(EXERCISE REQUIREMENTS)
Copy the data that follows, character for character, minus the pictures.

(COLLECTED MATERIAL)

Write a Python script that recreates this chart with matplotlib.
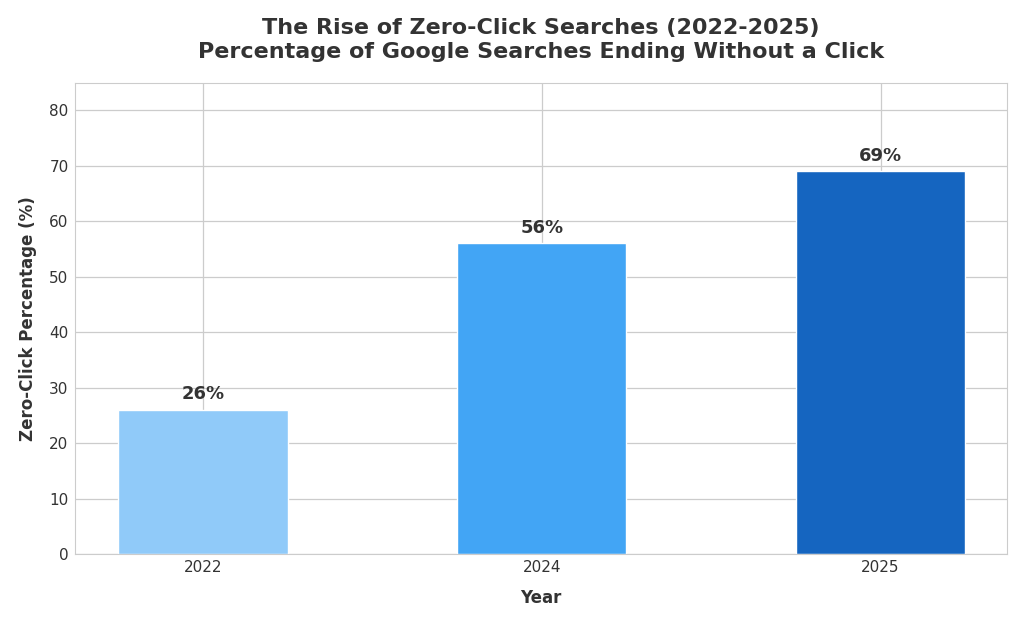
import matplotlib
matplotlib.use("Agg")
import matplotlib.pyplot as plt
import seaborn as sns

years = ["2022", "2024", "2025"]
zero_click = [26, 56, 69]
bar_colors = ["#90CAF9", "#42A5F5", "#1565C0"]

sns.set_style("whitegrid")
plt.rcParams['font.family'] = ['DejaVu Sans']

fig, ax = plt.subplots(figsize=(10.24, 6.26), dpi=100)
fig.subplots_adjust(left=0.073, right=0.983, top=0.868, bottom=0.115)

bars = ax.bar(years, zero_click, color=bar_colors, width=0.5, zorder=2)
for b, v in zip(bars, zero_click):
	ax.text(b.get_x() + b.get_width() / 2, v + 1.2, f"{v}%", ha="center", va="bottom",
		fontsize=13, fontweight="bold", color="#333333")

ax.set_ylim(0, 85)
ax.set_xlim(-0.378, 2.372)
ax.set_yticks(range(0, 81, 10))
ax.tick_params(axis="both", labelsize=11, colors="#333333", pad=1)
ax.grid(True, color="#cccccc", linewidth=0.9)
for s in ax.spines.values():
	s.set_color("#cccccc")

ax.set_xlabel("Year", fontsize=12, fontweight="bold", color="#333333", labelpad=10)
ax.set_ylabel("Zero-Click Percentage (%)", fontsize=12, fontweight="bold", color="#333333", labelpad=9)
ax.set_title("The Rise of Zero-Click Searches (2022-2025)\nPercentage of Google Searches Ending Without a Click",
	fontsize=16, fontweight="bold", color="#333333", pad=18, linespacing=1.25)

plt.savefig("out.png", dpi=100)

(FINAL RESULT)
Write a Python script that recreates this chart with matplotlib.
import matplotlib
matplotlib.use("Agg")
import matplotlib.pyplot as plt
import seaborn as sns

years = ["2022", "2024", "2025"]
zero_click = [26, 56, 69]
bar_colors = ["#90CAF9", "#42A5F5", "#1565C0"]

sns.set_style("whitegrid")
plt.rcParams['font.family'] = ['DejaVu Sans']

fig, ax = plt.subplots(figsize=(10.24, 6.26), dpi=100)
fig.subplots_adjust(left=0.073, right=0.983, top=0.868, bottom=0.115)

bars = ax.bar(years, zero_click, color=bar_colors, width=0.5, zorder=2)
for b, v in zip(bars, zero_click):
	ax.text(b.get_x() + b.get_width() / 2, v + 1.2, f"{v}%", ha="center", va="bottom",
		fontsize=13, fontweight="bold", color="#333333")

ax.set_ylim(0, 85)
ax.set_xlim(-0.378, 2.372)
ax.set_yticks(range(0, 81, 10))
ax.tick_params(axis="both", labelsize=11, colors="#333333", pad=1)
ax.grid(True, color="#cccccc", linewidth=0.9)
for s in ax.spines.values():
	s.set_color("#cccccc")

ax.set_xlabel("Year", fontsize=12, fontweight="bold", color="#333333", labelpad=10)
ax.set_ylabel("Zero-Click Percentage (%)", fontsize=12, fontweight="bold", color="#333333", labelpad=9)
ax.set_title("The Rise of Zero-Click Searches (2022-2025)\nPercentage of Google Searches Ending Without a Click",
	fontsize=16, fontweight="bold", color="#333333", pad=18, linespacing=1.25)

plt.savefig("out.png", dpi=100)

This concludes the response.